Wednesday, April 25, 2012

Denver 1

Water. Fingers. Wind. Altitude.
Noise.  (You are a part of it now.)
Song list. Parking meter.
Feet. Fingers.

When you find your spot, the key is to act like you know exactly what you’re doing, especially if there are people around or if you are in front of a prestigious bookstore that might kick you away for loitering. Look tough, act tough while you are setting up. It is best to have something at knee or hip height to put your water bottle on.

Tune only if you are stalling. You arrive and there is no pretense, no one to introduce you. It is just you and the first chord of Wilder Than Her.

Know your songs. Know them really, really well because there will be many distractions. People. People talking. People talking on cell phones. The very people you are playing to. Firefighters right up in your face asking if that Colin Meloy song is by Joan Baez.

Some songs work better than others. Do not play a musical interlude ever. Sing the chorus again. Do not sing a story song unless it’s a well-known favorite. Songs with preachy imperative chorus taglines work best as someone is walking by. And do not underestimate the rare person walking by without earbuds. That person can hear you, so sing out.

Save some for the end, though. Don’t spend it all on Born on a Train because there are nine songs left and you are in the Mile-High City now and the elevation is getting to you.
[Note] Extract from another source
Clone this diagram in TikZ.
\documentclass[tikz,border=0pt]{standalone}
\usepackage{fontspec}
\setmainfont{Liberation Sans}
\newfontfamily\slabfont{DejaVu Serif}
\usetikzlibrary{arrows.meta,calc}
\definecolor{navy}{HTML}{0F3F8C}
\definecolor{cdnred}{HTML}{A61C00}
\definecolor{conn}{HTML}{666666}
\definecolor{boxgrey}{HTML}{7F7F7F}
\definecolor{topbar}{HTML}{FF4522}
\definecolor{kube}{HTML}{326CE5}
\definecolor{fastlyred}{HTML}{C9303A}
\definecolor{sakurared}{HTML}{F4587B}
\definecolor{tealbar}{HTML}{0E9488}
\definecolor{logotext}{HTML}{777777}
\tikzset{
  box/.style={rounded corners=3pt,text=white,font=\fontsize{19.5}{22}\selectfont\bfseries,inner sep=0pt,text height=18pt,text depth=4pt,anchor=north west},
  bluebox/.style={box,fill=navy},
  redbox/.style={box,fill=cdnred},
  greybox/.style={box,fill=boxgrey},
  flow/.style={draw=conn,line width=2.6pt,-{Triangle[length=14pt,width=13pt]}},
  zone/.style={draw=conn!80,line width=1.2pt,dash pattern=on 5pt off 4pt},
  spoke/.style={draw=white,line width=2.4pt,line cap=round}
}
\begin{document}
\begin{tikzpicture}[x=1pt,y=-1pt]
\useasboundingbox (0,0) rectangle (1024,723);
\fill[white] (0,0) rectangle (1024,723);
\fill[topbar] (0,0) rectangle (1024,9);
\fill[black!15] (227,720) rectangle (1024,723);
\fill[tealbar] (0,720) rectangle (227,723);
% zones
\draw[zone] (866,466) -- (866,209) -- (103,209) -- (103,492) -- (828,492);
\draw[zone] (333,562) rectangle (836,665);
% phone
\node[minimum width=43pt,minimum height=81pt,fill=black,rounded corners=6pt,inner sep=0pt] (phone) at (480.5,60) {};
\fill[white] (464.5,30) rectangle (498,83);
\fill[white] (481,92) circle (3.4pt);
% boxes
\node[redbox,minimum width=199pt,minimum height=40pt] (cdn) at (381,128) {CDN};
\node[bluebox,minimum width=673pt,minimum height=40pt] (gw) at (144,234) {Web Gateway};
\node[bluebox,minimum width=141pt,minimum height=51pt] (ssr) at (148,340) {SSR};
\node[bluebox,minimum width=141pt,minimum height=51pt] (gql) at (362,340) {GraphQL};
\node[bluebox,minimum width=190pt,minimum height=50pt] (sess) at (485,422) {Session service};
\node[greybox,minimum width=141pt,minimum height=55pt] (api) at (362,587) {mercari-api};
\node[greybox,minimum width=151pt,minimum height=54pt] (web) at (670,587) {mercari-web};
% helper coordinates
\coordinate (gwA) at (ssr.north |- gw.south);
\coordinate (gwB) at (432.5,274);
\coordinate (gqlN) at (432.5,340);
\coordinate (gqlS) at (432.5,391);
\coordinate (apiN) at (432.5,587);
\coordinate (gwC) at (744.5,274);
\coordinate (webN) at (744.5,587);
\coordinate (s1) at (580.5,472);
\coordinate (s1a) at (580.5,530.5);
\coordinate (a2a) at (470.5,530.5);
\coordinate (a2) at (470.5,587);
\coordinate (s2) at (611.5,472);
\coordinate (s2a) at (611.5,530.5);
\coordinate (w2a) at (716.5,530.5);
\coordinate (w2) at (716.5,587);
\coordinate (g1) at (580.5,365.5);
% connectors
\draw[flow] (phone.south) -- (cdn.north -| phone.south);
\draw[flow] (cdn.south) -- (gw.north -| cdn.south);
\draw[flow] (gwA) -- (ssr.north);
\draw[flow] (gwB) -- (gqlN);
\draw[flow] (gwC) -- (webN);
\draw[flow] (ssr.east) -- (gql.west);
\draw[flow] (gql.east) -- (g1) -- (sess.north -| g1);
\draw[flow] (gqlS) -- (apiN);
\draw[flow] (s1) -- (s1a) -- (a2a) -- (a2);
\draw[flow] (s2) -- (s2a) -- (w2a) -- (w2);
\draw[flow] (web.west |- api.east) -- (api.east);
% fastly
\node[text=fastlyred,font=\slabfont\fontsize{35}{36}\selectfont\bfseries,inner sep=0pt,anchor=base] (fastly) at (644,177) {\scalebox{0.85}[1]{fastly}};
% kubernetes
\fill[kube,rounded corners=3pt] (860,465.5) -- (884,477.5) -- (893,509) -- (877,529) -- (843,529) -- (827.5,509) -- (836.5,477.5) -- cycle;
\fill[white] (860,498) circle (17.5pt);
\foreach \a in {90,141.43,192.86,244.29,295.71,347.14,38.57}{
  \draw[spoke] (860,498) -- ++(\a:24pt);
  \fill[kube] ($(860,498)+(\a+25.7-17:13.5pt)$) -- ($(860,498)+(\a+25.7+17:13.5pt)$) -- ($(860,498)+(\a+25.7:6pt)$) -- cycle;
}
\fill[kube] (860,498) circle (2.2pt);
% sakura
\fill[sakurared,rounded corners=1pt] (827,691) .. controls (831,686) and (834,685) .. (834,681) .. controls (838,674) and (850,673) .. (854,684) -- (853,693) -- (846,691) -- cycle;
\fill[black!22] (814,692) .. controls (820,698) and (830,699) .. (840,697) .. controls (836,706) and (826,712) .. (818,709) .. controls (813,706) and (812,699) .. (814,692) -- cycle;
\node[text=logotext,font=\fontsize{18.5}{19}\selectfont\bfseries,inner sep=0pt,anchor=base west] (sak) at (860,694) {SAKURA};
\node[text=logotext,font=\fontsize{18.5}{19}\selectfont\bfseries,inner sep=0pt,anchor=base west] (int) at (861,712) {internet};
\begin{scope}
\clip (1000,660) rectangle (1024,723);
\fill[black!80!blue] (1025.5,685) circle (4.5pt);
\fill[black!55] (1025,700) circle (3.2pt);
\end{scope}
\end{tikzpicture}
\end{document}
The people who pause or stop on the adjacent bench or smile sometimes mean more than the people who give money.

Some do give money. You are sorry you did not interrupt the line about the hurricane to say thank you. You are sorry, and thrilled, that it’s lunchtime and the foot traffic is almost a constant flow. You are sorry that after 50 minutes your fingers will give out, that is if you don’t run out of water first, that is if your feet in their unsupportive-but-must-wear cowboy boots do not give out first.
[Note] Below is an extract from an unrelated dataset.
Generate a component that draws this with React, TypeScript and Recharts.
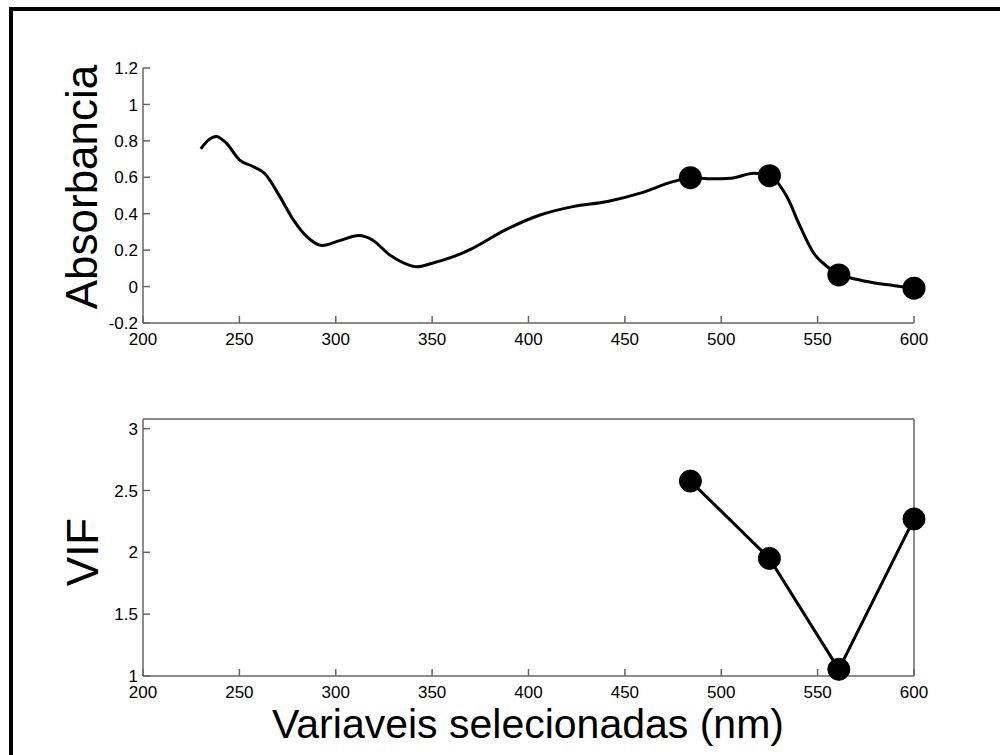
import React from 'react';
import { ComposedChart, Line, Scatter, XAxis, YAxis } from 'recharts';

// ---- data ----
const spectrumX = [230, 234, 238, 243, 250, 257, 263, 271, 278, 285, 293, 302, 312, 319, 328, 337, 342, 350, 361, 371, 388, 406, 423, 441, 458, 475, 484, 495, 505, 517, 525, 534, 541, 548, 555, 562, 570, 579, 590, 600];
const spectrumAbs = [0.756, 0.805, 0.824, 0.79, 0.696, 0.659, 0.622, 0.494, 0.366, 0.274, 0.225, 0.252, 0.28, 0.256, 0.174, 0.122, 0.109, 0.128, 0.164, 0.21, 0.311, 0.393, 0.439, 0.467, 0.513, 0.576, 0.598, 0.592, 0.595, 0.622, 0.609, 0.494, 0.329, 0.183, 0.109, 0.064, 0.04, 0.021, 0.005, -0.009];
const selectedX = [484, 525, 561, 600];
const selectedAbs = [0.598, 0.609, 0.064, -0.009];
const selectedVIF = [2.576, 1.951, 1.054, 2.27];

const xTicks = [200, 250, 300, 350, 400, 450, 500, 550, 600];
const absTicks = [-0.2, 0, 0.2, 0.4, 0.6, 0.8, 1, 1.2];
const vifTicks = [1, 1.5, 2, 2.5, 3];

const yLabelTop = 'Absorbancia';
const yLabelBottom = 'VIF';
const xLabel = 'Variaveis selecionadas (nm)';

const spectrumData = spectrumX.map((x, i) => ({ x, y: spectrumAbs[i] }));
const selAbsData = selectedX.map((x, i) => ({ x, y: selectedAbs[i] }));
const vifData = selectedX.map((x, i) => ({ x, y: selectedVIF[i] }));

// ---- styles ----
const FONT = '"Liberation Sans", Arial, Helvetica, sans-serif';
const AXIS = '#666';
const TICK_FS = 17;
const TICK_LEN = 7;

const YTick = (props: any) => {
  const { x, y, payload } = props;
  const ax = x + 5;
  return (
    <g>
      <line x1={ax} y1={y} x2={ax + TICK_LEN} y2={y} stroke={AXIS} strokeWidth={1.5} />
      <text x={x} y={y} dy="0.36em" textAnchor="end" fontSize={TICK_FS} fontFamily={FONT} fill="#000">
        {payload.value}
      </text>
    </g>
  );
};

const XTick = (props: any) => {
  const { x, y, payload } = props;
  const ay = y - 10;
  return (
    <g>
      <line x1={x} y1={ay} x2={x} y2={ay - TICK_LEN} stroke={AXIS} strokeWidth={1.5} />
      <text x={x} y={y} dy="0.72em" textAnchor="middle" fontSize={TICK_FS} fontFamily={FONT} fill="#000">
        {payload.value}
      </text>
    </g>
  );
};

const Empty = () => <g />;

const BigDot = (props: any) => <circle cx={props.cx} cy={props.cy} r={11.5} fill="#000" />;

const axisLine = { stroke: AXIS, strokeWidth: 1.5 };

export default function App() {
  return (
    <div style={{ position: 'absolute', left: 0, top: 0, width: 1000, height: 755, overflow: 'hidden', background: '#fff' }}>
      <div style={{ position: 'absolute', left: 9, top: 7, width: 1200, height: 1000, border: '4px solid #000' }} />

      <div style={{ position: 'absolute', left: 0, top: 0 }}>
        <ComposedChart width={1000} height={370} margin={{ top: 68, right: 86, bottom: 17, left: 83 }}>
          <XAxis xAxisId="x" type="number" dataKey="x" domain={[200, 600]} ticks={xTicks} interval={0}
            height={30} tickSize={0} tickMargin={10} tick={<XTick />} axisLine={axisLine} tickLine={false} />
          <YAxis yAxisId="y" type="number" dataKey="y" domain={[-0.2, 1.2]} ticks={absTicks} interval={0}
            width={60} tickSize={0} tickMargin={5} tick={<YTick />} axisLine={axisLine} tickLine={false} />
          <Line xAxisId="x" yAxisId="y" data={spectrumData} dataKey="y" type="monotone" stroke="#000" strokeWidth={3}
            dot={false} activeDot={false} isAnimationActive={false} />
          <Scatter xAxisId="x" yAxisId="y" data={selAbsData} dataKey="y" shape={BigDot} isAnimationActive={false} />
        </ComposedChart>
      </div>

      <div style={{ position: 'absolute', left: 0, top: 380 }}>
        <ComposedChart width={1000} height={375} margin={{ top: 39, right: 86, bottom: 49, left: 83 }}>
          <XAxis xAxisId="x" type="number" dataKey="x" domain={[200, 600]} ticks={xTicks} interval={0}
            height={30} tickSize={0} tickMargin={10} tick={<XTick />} axisLine={axisLine} tickLine={false} />
          <XAxis xAxisId="top" orientation="top" mirror type="number" dataKey="x" domain={[200, 600]} ticks={xTicks} interval={0}
            height={30} tickSize={TICK_LEN} tick={<Empty />} axisLine={axisLine} tickLine={axisLine} />
          <YAxis yAxisId="y" type="number" dataKey="y" domain={[1, 3.078]} ticks={vifTicks} interval={0}
            width={60} tickSize={0} tickMargin={5} tick={<YTick />} axisLine={axisLine} tickLine={false} />
          <YAxis yAxisId="right" orientation="right" mirror type="number" dataKey="y" domain={[1, 3.078]} ticks={vifTicks}
            interval={0} width={60} tickSize={TICK_LEN} tick={<Empty />} axisLine={axisLine} tickLine={axisLine} />
          <Line xAxisId="x" yAxisId="y" data={vifData} dataKey="y" type="linear" stroke="#000" strokeWidth={3}
            dot={{ r: 11, fill: '#000', stroke: '#000', strokeWidth: 1 }} activeDot={false} isAnimationActive={false} />
        </ComposedChart>
      </div>

      <svg width={1000} height={755} style={{ position: 'absolute', left: 0, top: 0, pointerEvents: 'none' }}>
        <text transform="translate(97,187) rotate(-90)" textAnchor="middle" fontSize={44} fontFamily={FONT} fill="#000">
          {yLabelTop}
        </text>
        <text transform="translate(98,552) rotate(-90)" textAnchor="middle" fontSize={44} fontFamily={FONT} fill="#000">
          {yLabelBottom}
        </text>
        <text x={528} y={738} textAnchor="middle" fontSize={41} fontFamily={FONT} fill="#000">
          {xLabel}
        </text>
      </svg>
    </div>
  );
}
You are in the shade. That’s good, because across the street people walk in the unrelenting sun in shorts and flip-flops—their gazes either a permanent squint, or devilishly cool behind sunglasses.

A troupe of school kids files by. They think you are a freak of nature, but in a good way, and their leader/teacher/docent person wishes they were paying attention to the Colorado history lesson at this corner. 

But one of those kids is still watching as you pack up your guitar. And you feel like the coolest person on earth.